Have you tried getting a speed controller for your fan. It can lower the amps on the motor.
Love the layout why two bloom rooms? I did same thing and after two years just knocked that wall out.
If you want to crop every 30 days just delay each cycle 4 weeks in a bloom room.

Where are you exhausting too?
Where are you intaking from?
 
I think that is where I'm headed, speed controller. After last night, I'm hoping there is one that is temperature controlled. Using the exhaust in the room to control the heat is getting to be a turd with outside temps going up and down. Outside temps get a little bit colder last night and room temps dropped dramatically with the fan on it's same timed cycle.

These rooms are inside a shop, 2 of the flower room walls are exterior walls and well insulated. The Veg room and west flower room walls are inside a non insulated, non heated shop but are insulated themselves. So, a "lung room" is somewhat not available. Inside shop temps fluctuate closely with outside temps.

I had plans for an intake, considering I built the rooms sealed up tight (or so I thought) but during some practice runs with the lights and fan cycles realized that the room was still pulling air from throughout with just enough negative pressure. So the intake air right now is coming from wherever/all over. I have yet to be able to feel any air with my hand from anywhere when the fan is on. But it is pulling it from somewhere being the temps are dropping when the fan comes on. Exhaust is pulling the air from above the room. There is 10 foot vaulted ceilings above the rooms.

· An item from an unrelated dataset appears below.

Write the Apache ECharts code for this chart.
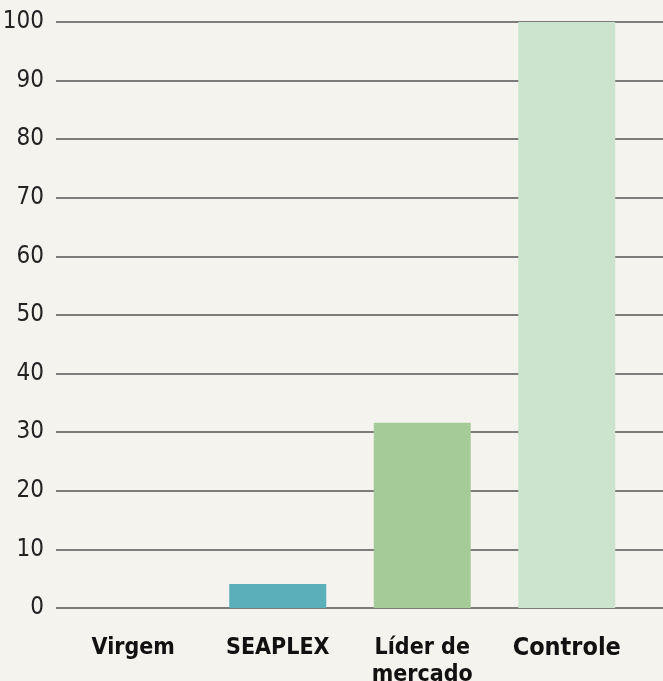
<!DOCTYPE html>
<html>
<head>
<meta charset="utf-8">
<script src="https://cdn.jsdelivr.net/npm/echarts@6/dist/echarts.min.js"></script>
<style>
  html, body { margin: 0; padding: 0; background: #f5f3ee; }
  #chart { width: 663px; height: 681px; }
</style>
</head>
<body>
<div id="chart"></div>
<script>
// 数据
const categories = ['Virgem', 'SEAPLEX', 'Líder de\nmercado', 'Controle'];
const values = [0, 4.1, 31.6, 100];
const barColors = ['#5aafba', '#5aafba', '#a5cc98', '#cce4cd'];
const yTicks = { min: 0, max: 100, interval: 10 };

const FONT = '"DejaVu Sans Condensed", "Liberation Sans Narrow", "Roboto", sans-serif';

const chart = echarts.init(document.getElementById('chart'));

const option = {
    backgroundColor: '#f5f3ee',
    animation: false,
    grid: [
        // 网格线 + y 轴标签
        { left: 56, right: 0, top: 22, bottom: 73, outerBoundsMode: 'none', containLabel: false },
        // 柱子
        { left: 61, right: 24, top: 22, bottom: 73, outerBoundsMode: 'none', containLabel: false }
    ],
    xAxis: [
        { gridIndex: 0, type: 'value', min: 0, max: 1, show: false },
        {
            gridIndex: 1,
            type: 'category',
            data: categories,
            axisLine: { show: false },
            axisTick: { show: false },
            axisLabel: {
                interval: 0,
                margin: 27,
                color: '#111',
                fontFamily: FONT,
                fontSize: 23,
                fontWeight: 'bold',
                lineHeight: 27,
                verticalAlign: 'top',
                formatter: (v) => v === 'Controle' ? '{big|' + v + '}' : v,
                rich: {
                    big: { fontFamily: FONT, fontSize: 25, fontWeight: 'bold', color: '#111', lineHeight: 27 }
                }
            }
        }
    ],
    yAxis: [
        {
            gridIndex: 0,
            type: 'value',
            min: yTicks.min,
            max: yTicks.max,
            interval: yTicks.interval,
            axisLine: { show: false },
            axisTick: { show: false },
            axisLabel: {
                margin: 12,
                color: '#222',
                fontFamily: FONT,
                fontSize: 24
            },
            splitLine: { lineStyle: { color: '#555', width: 1.5 } }
        },
        {
            gridIndex: 1,
            type: 'value',
            min: yTicks.min,
            max: yTicks.max,
            show: false
        }
    ],
    series: [
        {
            type: 'bar',
            xAxisIndex: 1,
            yAxisIndex: 1,
            barWidth: 97,
            data: values.map((v, i) => ({ value: v, itemStyle: { color: barColors[i] } }))
        }
    ]
};

chart.setOption(option);
window.addEventListener('resize', () => chart.resize());
</script>
</body>
</html>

Previous room temps were 80-81 with fan off for half hour, 72-73 when it kicks on for half hour. Which I didn't like the fluctuation but is tolerable. This morning, records are showing it dropped down to 55 at some point last night due to the cold weather and had a high of only 76. Not good. So now I'm thinking 2 scenarios... temp controlled fan speed controller or the more expensive way which I was trying to avoid is set the intake side of the vented lights outside the room so they are on their own system and put a thermostatic controlled floor heater and ac in the room. If I'm going to spend the $500+ dollars doing that, I'm a closer step to a mini split, sealed rooms and co2 where I wanted to be but wasnt in the budget. I don't want to slowly start dumping money getting this under control and at the end of the day I could have gone into it like I wanted. But, there has to be a way to get this figure out.

Flower rooms were separated for 2 reasons, one for 30-+ day harvest cycles and another for power. We are tight on power out there so having all 8 flower room ballasts running at the same time was not efficient. Yes at the end of the month it all works out to the same power usage whether they are 8 on 12hrs, 8 off 12hrs or 4 and 4 switching cycles. Like this, there is never more than 7 ballasts running at one time. Freed up power to use.

Am I on the wrong track here... this is all new using the exhaust like this to control the room temps. Is it worth the fight or should I just bite it and get thermostatic controlled heat and ac
 
We spent 6500 last year on a mini split. Top of the line. A mitsubishi pulse generating multi zone. It's paid for itself 10 fold. There are less expensive units out there for sure but this beast has been worth every penny. I have photos in my garden thread somewhere. It only requires half an amp to run.

I'd never go back to Window units or Rheem heat pumps again.
 
I agree with your splitting the times to help the load on the power. How about wiring in another 220. I run two dedicated 220 lines to my bloom. One runs 6000 watts other runs 2400 watts.
 
We spent 6500 last year on a mini split. Top of the line. A mitsubishi pulse generating multi zone. It's paid for itself 10 fold. There are less expensive units out there for sure but this beast has been worth every penny. I have photos in my garden thread somewhere. It only requires half an amp to run.

I'd never go back to Window units or Rheem heat pumps again.


My last setup had 24000btu Daikin units with ac and heat in each 12x14 room (x2) cooling 6k watts hps with parabolic hoods. 2 years without an issue before my partnership turned bad and we went our own ways. Id do it again if the money was there but right now it's not. If I can get through to summer, that is the first route Ill go is back to mini splits and shit can this method.


I agree with your splitting the times to help the load on the power. How about wiring in another 220. I run two dedicated 220 lines to my bloom. One runs 6000 watts other runs 2400 watts.

Thought about it. The shop is 240 feet from the meter though. The cost in upgrading wire is not in the budget right now. I priced it out around $800 in wire. There is 100 amps at the shop but 40 of it is being used in our walk in cooler and walk in freezer (separate) Options were either pull the wire that is existing in conduit and upgrade to 150amp or dig a new trench with new wire and conduit. Next year I'll put a whole new 200 amp service.

Right now we have about 50 amps available to work with. The lighting alone is taking up 35
 
Yeah probably want 60 for everything.

I'd just pull cold exterior air in for now is there a crawl space? Then exit out. Obviously you are aware of that
With our temps where they are here in the nw you should be fine. As you know it's hard to control that climate without a sealed room and good climate control.

I'll take a pic of my thermostat controller shit I'm not using it I could just send it your Way. There pretty cheap if I need one again.
 
Update:
Couple of new thermostat fan controllers with day time and night time temp settings have been working great. Daytime temps are now 78-80 and night time temps are 68-70. Been a few weeks and all is well. Now onto the flower rooms shortly.